N’empêche, des employeurs se retrouvent parfois avec tout un casse-tête en raison de ces absences imprévues, surtout dans des milieux où le manque de main-d’œuvre se fait sentir.

« Au début, mon employeur m’a donné une semaine », illustre l’adjudant Matthieu Levasseur, infirmier auxiliaire à Laval. Lorsque la digue de Sainte-Marthe-sur-le-Lac a cédé, son superviseur a accepté de prolonger son congé.

En 10 ans dans l’artillerie, il n’a jamais vu de zone de guerre. Mais il a vu son lot d’inondations au Québec, en 2011, 2017 et 2019.

« On est formés de façon optimale pour les zones de conflit, mais on est formés pour aider les gens », précise l’homme de 27 ans.

Une aide qui a été généralement bien accueillie, même si des résidants souhaitaient une aide plus individuelle, alors que l’armée avait pour mandat de protéger les installations publiques.

Une fois leur travail terminé, les réservistes rangeront leurs uniformes jusqu’à leurs prochaines obligations. Pour le sergent Annie Bilodeau, la transition n’est pas toujours facile. « Je trouve ça difficile, admet-elle. Ici, je donne des ordres, les gens écoutent. Après, je retourne à un monde de tout-petits où ils écoutent moins. »

N’empêche, elle sera bien contente de retrouver ses petites troupes.

Portraits de réservistes

Le Sergent Annie Bilodeau

PHOTO CAPORAL-CHEF JULIE TURCOTTE, FOURNIE PAR LES FORCES ARMÉES CANADIENNES

Le sergent Annie Bilodeau

Lorsqu’Annie Bilodeau a voulu s’engager dans l’armée à 17 ans, sa mère a refusé de signer ses papiers.

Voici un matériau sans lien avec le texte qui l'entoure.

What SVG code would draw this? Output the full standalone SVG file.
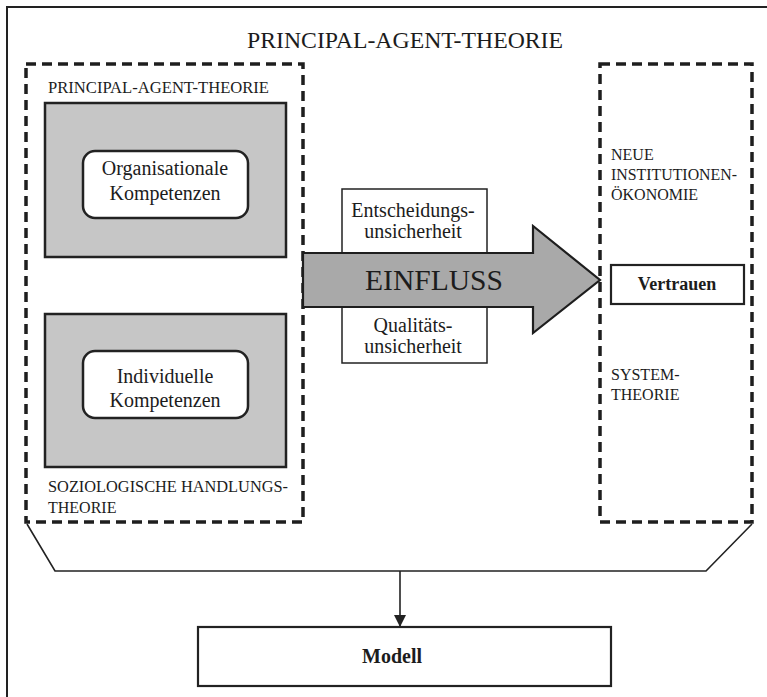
<svg xmlns="http://www.w3.org/2000/svg" width="767" height="697" viewBox="0 0 767 697">
<defs>
<style>
text{font-family:"Liberation Serif","Times New Roman",serif;fill:#1c1c1c}
.dash{fill:none;stroke:#1e1e1e;stroke-width:3.5;stroke-dasharray:10 6}
.gray{fill:#c6c6c6;stroke:#222;stroke-width:2.5}
.round{fill:#fff;stroke:#222;stroke-width:2.5}
.box{fill:#fff;stroke:#222;stroke-width:1.5}
.bbox{fill:#fff;stroke:#222;stroke-width:2.2}
.line{fill:none;stroke:#222;stroke-width:1.6}
.lbl{font-size:16px}
.mid{font-size:20px;text-anchor:middle}
</style>
<marker id="ah" viewBox="0 0 12 12" refX="12" refY="6" markerWidth="12" markerHeight="12" markerUnits="userSpaceOnUse" orient="auto">
<path d="M0,0 L12,6 L0,12 Z" fill="#222"/>
</marker>
</defs>
<rect width="767" height="697" fill="#fff"/>
<g id="frame">
<path d="M7,697 V7 H767" fill="none" stroke="#222" stroke-width="2"/>
<text x="405" y="48" font-size="24" text-anchor="middle" textLength="316" lengthAdjust="spacingAndGlyphs">PRINCIPAL-AGENT-THEORIE</text>
</g>
<g id="left-group">
<rect class="dash" x="26" y="64" width="277" height="458"/>
<text class="lbl" x="48" y="93" textLength="221" lengthAdjust="spacingAndGlyphs">PRINCIPAL-AGENT-THEORIE</text>
<text class="lbl" x="48" y="492" textLength="240" lengthAdjust="spacingAndGlyphs">SOZIOLOGISCHE HANDLUNGS-</text>
<text class="lbl" x="48" y="513">THEORIE</text>
</g>
<g id="org-kompetenzen">
<rect class="gray" x="45" y="103" width="241" height="154"/>
<rect class="round" x="83" y="151" width="165" height="67" rx="12"/>
<text class="mid" x="165" y="175">Organisationale</text>
<text class="mid" x="165" y="200">Kompetenzen</text>
</g>
<g id="ind-kompetenzen">
<rect class="gray" x="45" y="314" width="241" height="153"/>
<rect class="round" x="83" y="351" width="165" height="67" rx="12"/>
<text class="mid" x="165" y="383">Individuelle</text>
<text class="mid" x="165" y="407">Kompetenzen</text>
</g>
<g id="entscheidung">
<rect class="box" x="342" y="189" width="145" height="64"/>
<text class="mid" x="413" y="217">Entscheidungs-</text>
<text class="mid" x="413" y="238">unsicherheit</text>
</g>
<g id="qualitaet">
<rect class="box" x="342" y="307" width="145" height="56"/>
<text class="mid" x="413" y="332">Qualitäts-</text>
<text class="mid" x="413" y="353">unsicherheit</text>
</g>
<g id="einfluss">
<path d="M303,253 H533 V226 L600,280 L533,333 V307 H303 Z" fill="#a9a9a9" stroke="#1e1e1e" stroke-width="2.2" stroke-linejoin="miter"/>
<text x="434" y="290" font-size="30" text-anchor="middle" fill="#2a2a2a" textLength="138" lengthAdjust="spacingAndGlyphs">EINFLUSS</text>
</g>
<g id="right-group">
<rect class="dash" x="600" y="64" width="152" height="458"/>
<text class="lbl" x="611" y="160">NEUE</text>
<text class="lbl" x="611" y="180" textLength="126" lengthAdjust="spacingAndGlyphs">INSTITUTIONEN-</text>
<text class="lbl" x="611" y="200">ÖKONOMIE</text>
<text class="lbl" x="611" y="380">SYSTEM-</text>
<text class="lbl" x="611" y="400">THEORIE</text>
</g>
<g id="vertrauen">
<rect class="bbox" x="611" y="265" width="133" height="39"/>
<text x="677" y="290" font-size="18" font-weight="bold" text-anchor="middle">Vertrauen</text>
</g>
<g id="connectors">
<path class="line" d="M27,524 L55,571 H706 L752,524"/>
<line class="line" x1="400" y1="571" x2="400" y2="627" marker-end="url(#ah)"/>
</g>
<g id="modell">
<rect class="bbox" x="198" y="627" width="413" height="59"/>
<text x="392" y="663" font-size="20" font-weight="bold" text-anchor="middle">Modell</text>
</g>
</svg>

Aujourd’hui, elle a le titre de sergent, dans le régiment des Fusiliers Mont-Royal. À la fois enseignante en éducation physique et fantassin, elle est dans la réserve depuis 21 ans. Elle a participé à une opération en Bosnie, en 2004, et souhaiterait repartir. « Mes enfants sont encore jeunes, dit la mère de deux filles, de 7 et 9 ans. J’aimerais repartir, mais je fais le choix de rester. »

L’Adjudant Matthieu Levasseur

PHOTO CAPORAL-CHEF JULIE TURCOTTE, FOURNIE PAR LES FORCES ARMÉES CANADIENNES

L’adjudant Matthieu Levasseur

S’il est infirmier auxiliaire dans la vie civile, son rôle dans l’armée est tout autre : l’adjudant Matthieu Levasseur est dans l’artillerie, soit l’unité de destruction à distance. « Si quelqu’un a une écorchure, je peux aider, mais ce n’est pas mon rôle ici », dit l’homme de 27 ans du 2e Régiment d’artillerie de campagne. Dans le milieu de la santé, son choix surprend ses collègues. D’autant qu’il consacre une fin de semaine sur deux au travail, et les autres, à la réserve. « Personne, en santé, n’a le temps d’avoir deux jobs ! », lance-t-il en riant.

Le Cavalier Ross Vilfort

PHOTO CAPORAL-CHEF JULIE TURCOTTE, FOURNIE PAR LES FORCES ARMÉES CANADIENNES

Le cavalier Ross Vilfort

Sur le terrain, le cavalier Ross Vilfort a reconnu des visages familiers. Son père est col bleu à Montréal et travaille lui aussi sur les inondations. « On ne s’est pas croisés, mais il y a des gens de l’arrondissement qui me connaissent depuis que je suis petit et qui me saluent », raconte l’homme de 27 ans, dans la réserve depuis deux ans. Membre de la section des soldats des blindés de la Royal Canadian Hussars, il travaille actuellement comme technicien en aéronautique dans la vie civile.

Le Caporal-chef David Demers-Lussier

PHOTO CAPORAL-CHEF JULIE TURCOTTE, FOURNIE PAR LES FORCES ARMÉES CANADIENNES

Le caporal-chef David Demers-Lussier

Le caporal-chef David Demers-Lussier admet avoir « un peu menti » à ses parents lorsqu’il s’est joint à l’armée à 16 ans. « Je leur ai dit qu’on jouait dans le bois », confie l’homme de 28 ans, dans la réserve depuis 11 ans. Il ne regrette pas son choix ni celui de rester dans la vie civile : les compétences en charpenterie-menuiserie de celui qui a son entreprise de coupe de bois ont servi pour construire une digue ces derniers jours. Les inondations touchent de près ce résidant de Rigaud, commandant de section des fusiliers du régiment des Fusiliers Mont-Royal.

Le Caporal Maxim Bogomazov

PHOTO CAPORAL-CHEF JULIE TURCOTTE, FOURNIE PAR LES FORCES ARMÉES CANADIENNES

Le caporal Maxim Bogomazov

Âgé de 21 ans, le caporal Maxim Bogomazov a quitté Tel-Aviv, en Israël, à l’âge de 9 ans. C’est par admiration pour son père, son « héros » en grandissant, qu’il a décidé de marcher sur ses pas et de s’inscrire dans l’armée. Plusieurs membres de sa famille élargie ont aussi servi en Union soviétique. Fantassin du régiment des Fusiliers Mont-Royal, il est dans la réserve depuis quatre ans et tente de passer le plus de temps possible à travailler pour l’armée, en cumulant les tâches, principalement au Québec.